▸ WHAT IS BEING ASKED:
Write out the listing below in full and exactly, leaving out every picture.

▸ GIVEN INFORMATION:
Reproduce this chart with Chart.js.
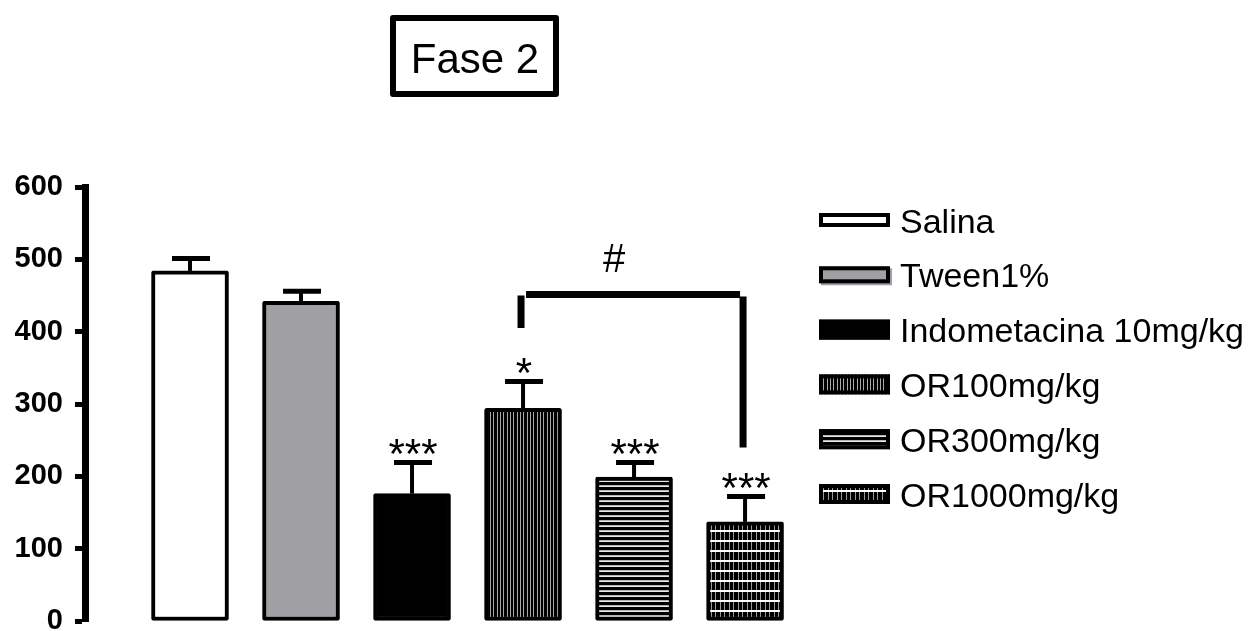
<!DOCTYPE html>
<html>
<head>
<meta charset="utf-8">
<title>Fase 2</title>
<script src="https://cdn.jsdelivr.net/npm/chart.js@4.4.0/dist/chart.umd.min.js"></script>
<style>
    html, body { margin: 0; padding: 0; background: #fff; }
</style>
</head>
<body>
<canvas id="fase2Chart" width="1256" height="631"></canvas>
<script>
// Groups and values (mean + SEM)
const groups = ['Salina', 'Tween1%', 'Indometacina 10mg/kg', 'OR100mg/kg', 'OR300mg/kg', 'OR1000mg/kg'];
const means = [484, 442, 176, 294, 199, 137];
const sems = [17, 14, 43, 37, 20, 35];
const stars = ['', '', '***', '*', '***', '***'];
const yTicks = [0, 100, 200, 300, 400, 500, 600];

// "#" comparison between OR100 and OR1000
const bracketGroups = [3, 5];
const bracketValues = [405, 450, 240]; // left end, top line, right end
const bracketLabel = '#';

const chartTitle = 'Fase 2';

const canvas = document.getElementById('fase2Chart');
const ctx = canvas.getContext('2d');
const FONT = '"Liberation Sans", Arial, sans-serif';

// little helper to build fill patterns for the hatched bars
function makePattern(w, h, draw) {
    const c = document.createElement('canvas');
    c.width = w;
    c.height = h;
    const g = c.getContext('2d');
    g.fillStyle = '#000';
    g.fillRect(0, 0, w, h);
    draw(g);
    return ctx.createPattern(c, 'repeat');
}

const vStripes = makePattern(10, 4, g => {
    g.fillStyle = '#a8a8a8';
    [0, 3, 7].forEach(x => g.fillRect(x, 0, 1, 4));
});
const hStripes = makePattern(4, 5, g => {
    g.fillStyle = '#b4b4b4';
    g.fillRect(0, 0, 4, 1);
    g.fillStyle = '#e8e8e8';
    g.fillRect(0, 1, 4, 1);
});
const grid = makePattern(9, 10, g => {
    g.fillStyle = '#9a9a9a';
    g.fillRect(0, 0, 1, 10);
    g.fillRect(4, 0, 1, 10);
    g.fillStyle = '#fff';
    g.fillRect(0, 0, 9, 2);
});

const fills = ['#ffffff', '#a0a0a4', '#000000', vStripes, hStripes, grid];

// error bars (upper only) + significance marks
const errorBarPlugin = {
    id: 'errorBars',
    afterDatasetsDraw(chart) {
        const c = chart.ctx;
        const yScale = chart.scales.y;
        const meta = chart.getDatasetMeta(0);
        c.save();
        c.strokeStyle = '#000';
        c.fillStyle = '#000';
        meta.data.forEach((bar, i) => {
            const x = bar.x;
            const top = yScale.getPixelForValue(means[i]);
            const cap = yScale.getPixelForValue(means[i] + sems[i]);
            c.lineWidth = 4;
            c.beginPath();
            c.moveTo(x, top);
            c.lineTo(x, cap);
            c.stroke();
            c.lineWidth = 5;
            c.beginPath();
            c.moveTo(x - 18, cap);
            c.lineTo(x + 20, cap);
            c.stroke();
            if (stars[i]) {
                c.font = '42px ' + FONT;
                c.textAlign = 'center';
                c.textBaseline = 'alphabetic';
                c.fillText(stars[i], x + 1, cap + 5);
            }
        });
        c.restore();
    }
};

const bracketPlugin = {
    id: 'bracket',
    afterDatasetsDraw(chart) {
        const c = chart.ctx;
        const yScale = chart.scales.y;
        const meta = chart.getDatasetMeta(0);
        const xl = meta.data[bracketGroups[0]].x - 2;
        const xr = meta.data[bracketGroups[1]].x - 2;
        const yLeft = yScale.getPixelForValue(bracketValues[0]);
        const yTop = yScale.getPixelForValue(bracketValues[1]);
        const yRight = yScale.getPixelForValue(bracketValues[2]);
        c.save();
        c.strokeStyle = '#000';
        c.lineWidth = 7;
        c.beginPath();
        c.moveTo(xl, yTop);
        c.lineTo(xl, yLeft);
        c.moveTo(xl + 5, yTop - 1);
        c.lineTo(xr - 3, yTop - 1);
        c.moveTo(xr, yTop + 1);
        c.lineTo(xr, yRight);
        c.stroke();
        c.fillStyle = '#000';
        c.font = '40px ' + FONT;
        c.textAlign = 'center';
        c.fillText(bracketLabel, (xl + xr) / 2 - 18, yTop - 24);
        c.restore();
    }
};

// boxed title at the top
const boxTitlePlugin = {
    id: 'boxTitle',
    afterDraw(chart) {
        const c = chart.ctx;
        c.save();
        c.strokeStyle = '#000';
        c.lineWidth = 6;
        c.lineJoin = 'round';
        c.strokeRect(393, 18, 163, 76);
        c.fillStyle = '#000';
        c.font = '42px ' + FONT;
        c.textAlign = 'center';
        c.textBaseline = 'alphabetic';
        c.fillText(chartTitle, 475, 73);
        c.restore();
    }
};

// legend on the right, drawn by hand
const legendPlugin = {
    id: 'sideLegend',
    afterDraw(chart) {
        const c = chart.ctx;
        const heights = [14, 17, 20, 20, 20, 20];
        c.save();
        groups.forEach((name, i) => {
            const cy = 220 + i * 54.8;
            const h = heights[i];
            const x = 819, w = 71;
            if (i === 1) {
                c.fillStyle = '#a0a0a4';
                c.fillRect(x + 2, cy - h / 2 + 2, w, h);
            }
            c.fillStyle = fills[i];
            c.fillRect(x, cy - h / 2, w, h);
            c.strokeStyle = '#000';
            c.lineWidth = 4;
            c.strokeRect(x + 2, cy - h / 2 + 2, w - 4, h - 4);
            c.fillStyle = '#000';
            c.font = '34px ' + FONT;
            c.textAlign = 'left';
            c.textBaseline = 'alphabetic';
            c.fillText(name, 900, cy + 12.5);
        });
        c.restore();
    }
};

new Chart(ctx, {
    type: 'bar',
    data: {
        datasets: [{
            data: means.map((m, i) => ({ x: i, y: m })),
            backgroundColor: fills,
            borderColor: '#000',
            borderWidth: 4,
            borderSkipped: false,
            borderRadius: 2,
            barThickness: 77
        }]
    },
    options: {
        responsive: false,
        animation: false,
        devicePixelRatio: 1,
        layout: {
            padding: { top: 187, right: 456, bottom: 10, left: 0 }
        },
        plugins: {
            legend: { display: false },
            tooltip: { enabled: false }
        },
        scales: {
            x: {
                type: 'linear',
                display: false,
                offset: false,
                min: -0.946,
                max: 5.495
            },
            y: {
                min: 0,
                max: 600,
                afterBuildTicks: scale => {
                    scale.ticks = yTicks.map(v => ({ value: v }));
                },
                afterFit: scale => {
                    scale.width = 85;
                    scale.paddingTop = 0;
                    scale.paddingBottom = 0;
                },
                ticks: {
                    color: '#000',
                    padding: 12,
                    font: { family: FONT, size: 29, weight: 'bold' }
                },
                grid: {
                    drawOnChartArea: false,
                    drawTicks: true,
                    tickLength: 10,
                    tickWidth: 5,
                    tickColor: '#000'
                },
                border: { display: true, width: 7, color: '#000' }
            }
        }
    },
    plugins: [errorBarPlugin, bracketPlugin, boxTitlePlugin, legendPlugin]
});
</script>
</body>
</html>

▸ SOLUTION TO THE EXERCISE:
Reproduce this chart with Chart.js.
<!DOCTYPE html>
<html>
<head>
<meta charset="utf-8">
<title>Fase 2</title>
<script src="https://cdn.jsdelivr.net/npm/chart.js@4.4.0/dist/chart.umd.min.js"></script>
<style>
    html, body { margin: 0; padding: 0; background: #fff; }
</style>
</head>
<body>
<canvas id="fase2Chart" width="1256" height="631"></canvas>
<script>
// Groups and values (mean + SEM)
const groups = ['Salina', 'Tween1%', 'Indometacina 10mg/kg', 'OR100mg/kg', 'OR300mg/kg', 'OR1000mg/kg'];
const means = [484, 442, 176, 294, 199, 137];
const sems = [17, 14, 43, 37, 20, 35];
const stars = ['', '', '***', '*', '***', '***'];
const yTicks = [0, 100, 200, 300, 400, 500, 600];

// "#" comparison between OR100 and OR1000
const bracketGroups = [3, 5];
const bracketValues = [405, 450, 240]; // left end, top line, right end
const bracketLabel = '#';

const chartTitle = 'Fase 2';

const canvas = document.getElementById('fase2Chart');
const ctx = canvas.getContext('2d');
const FONT = '"Liberation Sans", Arial, sans-serif';

// little helper to build fill patterns for the hatched bars
function makePattern(w, h, draw) {
    const c = document.createElement('canvas');
    c.width = w;
    c.height = h;
    const g = c.getContext('2d');
    g.fillStyle = '#000';
    g.fillRect(0, 0, w, h);
    draw(g);
    return ctx.createPattern(c, 'repeat');
}

const vStripes = makePattern(10, 4, g => {
    g.fillStyle = '#a8a8a8';
    [0, 3, 7].forEach(x => g.fillRect(x, 0, 1, 4));
});
const hStripes = makePattern(4, 5, g => {
    g.fillStyle = '#b4b4b4';
    g.fillRect(0, 0, 4, 1);
    g.fillStyle = '#e8e8e8';
    g.fillRect(0, 1, 4, 1);
});
const grid = makePattern(9, 10, g => {
    g.fillStyle = '#9a9a9a';
    g.fillRect(0, 0, 1, 10);
    g.fillRect(4, 0, 1, 10);
    g.fillStyle = '#fff';
    g.fillRect(0, 0, 9, 2);
});

const fills = ['#ffffff', '#a0a0a4', '#000000', vStripes, hStripes, grid];

// error bars (upper only) + significance marks
const errorBarPlugin = {
    id: 'errorBars',
    afterDatasetsDraw(chart) {
        const c = chart.ctx;
        const yScale = chart.scales.y;
        const meta = chart.getDatasetMeta(0);
        c.save();
        c.strokeStyle = '#000';
        c.fillStyle = '#000';
        meta.data.forEach((bar, i) => {
            const x = bar.x;
            const top = yScale.getPixelForValue(means[i]);
            const cap = yScale.getPixelForValue(means[i] + sems[i]);
            c.lineWidth = 4;
            c.beginPath();
            c.moveTo(x, top);
            c.lineTo(x, cap);
            c.stroke();
            c.lineWidth = 5;
            c.beginPath();
            c.moveTo(x - 18, cap);
            c.lineTo(x + 20, cap);
            c.stroke();
            if (stars[i]) {
                c.font = '42px ' + FONT;
                c.textAlign = 'center';
                c.textBaseline = 'alphabetic';
                c.fillText(stars[i], x + 1, cap + 5);
            }
        });
        c.restore();
    }
};

const bracketPlugin = {
    id: 'bracket',
    afterDatasetsDraw(chart) {
        const c = chart.ctx;
        const yScale = chart.scales.y;
        const meta = chart.getDatasetMeta(0);
        const xl = meta.data[bracketGroups[0]].x - 2;
        const xr = meta.data[bracketGroups[1]].x - 2;
        const yLeft = yScale.getPixelForValue(bracketValues[0]);
        const yTop = yScale.getPixelForValue(bracketValues[1]);
        const yRight = yScale.getPixelForValue(bracketValues[2]);
        c.save();
        c.strokeStyle = '#000';
        c.lineWidth = 7;
        c.beginPath();
        c.moveTo(xl, yTop);
        c.lineTo(xl, yLeft);
        c.moveTo(xl + 5, yTop - 1);
        c.lineTo(xr - 3, yTop - 1);
        c.moveTo(xr, yTop + 1);
        c.lineTo(xr, yRight);
        c.stroke();
        c.fillStyle = '#000';
        c.font = '40px ' + FONT;
        c.textAlign = 'center';
        c.fillText(bracketLabel, (xl + xr) / 2 - 18, yTop - 24);
        c.restore();
    }
};

// boxed title at the top
const boxTitlePlugin = {
    id: 'boxTitle',
    afterDraw(chart) {
        const c = chart.ctx;
        c.save();
        c.strokeStyle = '#000';
        c.lineWidth = 6;
        c.lineJoin = 'round';
        c.strokeRect(393, 18, 163, 76);
        c.fillStyle = '#000';
        c.font = '42px ' + FONT;
        c.textAlign = 'center';
        c.textBaseline = 'alphabetic';
        c.fillText(chartTitle, 475, 73);
        c.restore();
    }
};

// legend on the right, drawn by hand
const legendPlugin = {
    id: 'sideLegend',
    afterDraw(chart) {
        const c = chart.ctx;
        const heights = [14, 17, 20, 20, 20, 20];
        c.save();
        groups.forEach((name, i) => {
            const cy = 220 + i * 54.8;
            const h = heights[i];
            const x = 819, w = 71;
            if (i === 1) {
                c.fillStyle = '#a0a0a4';
                c.fillRect(x + 2, cy - h / 2 + 2, w, h);
            }
            c.fillStyle = fills[i];
            c.fillRect(x, cy - h / 2, w, h);
            c.strokeStyle = '#000';
            c.lineWidth = 4;
            c.strokeRect(x + 2, cy - h / 2 + 2, w - 4, h - 4);
            c.fillStyle = '#000';
            c.font = '34px ' + FONT;
            c.textAlign = 'left';
            c.textBaseline = 'alphabetic';
            c.fillText(name, 900, cy + 12.5);
        });
        c.restore();
    }
};

new Chart(ctx, {
    type: 'bar',
    data: {
        datasets: [{
            data: means.map((m, i) => ({ x: i, y: m })),
            backgroundColor: fills,
            borderColor: '#000',
            borderWidth: 4,
            borderSkipped: false,
            borderRadius: 2,
            barThickness: 77
        }]
    },
    options: {
        responsive: false,
        animation: false,
        devicePixelRatio: 1,
        layout: {
            padding: { top: 187, right: 456, bottom: 10, left: 0 }
        },
        plugins: {
            legend: { display: false },
            tooltip: { enabled: false }
        },
        scales: {
            x: {
                type: 'linear',
                display: false,
                offset: false,
                min: -0.946,
                max: 5.495
            },
            y: {
                min: 0,
                max: 600,
                afterBuildTicks: scale => {
                    scale.ticks = yTicks.map(v => ({ value: v }));
                },
                afterFit: scale => {
                    scale.width = 85;
                    scale.paddingTop = 0;
                    scale.paddingBottom = 0;
                },
                ticks: {
                    color: '#000',
                    padding: 12,
                    font: { family: FONT, size: 29, weight: 'bold' }
                },
                grid: {
                    drawOnChartArea: false,
                    drawTicks: true,
                    tickLength: 10,
                    tickWidth: 5,
                    tickColor: '#000'
                },
                border: { display: true, width: 7, color: '#000' }
            }
        }
    },
    plugins: [errorBarPlugin, bracketPlugin, boxTitlePlugin, legendPlugin]
});
</script>
</body>
</html>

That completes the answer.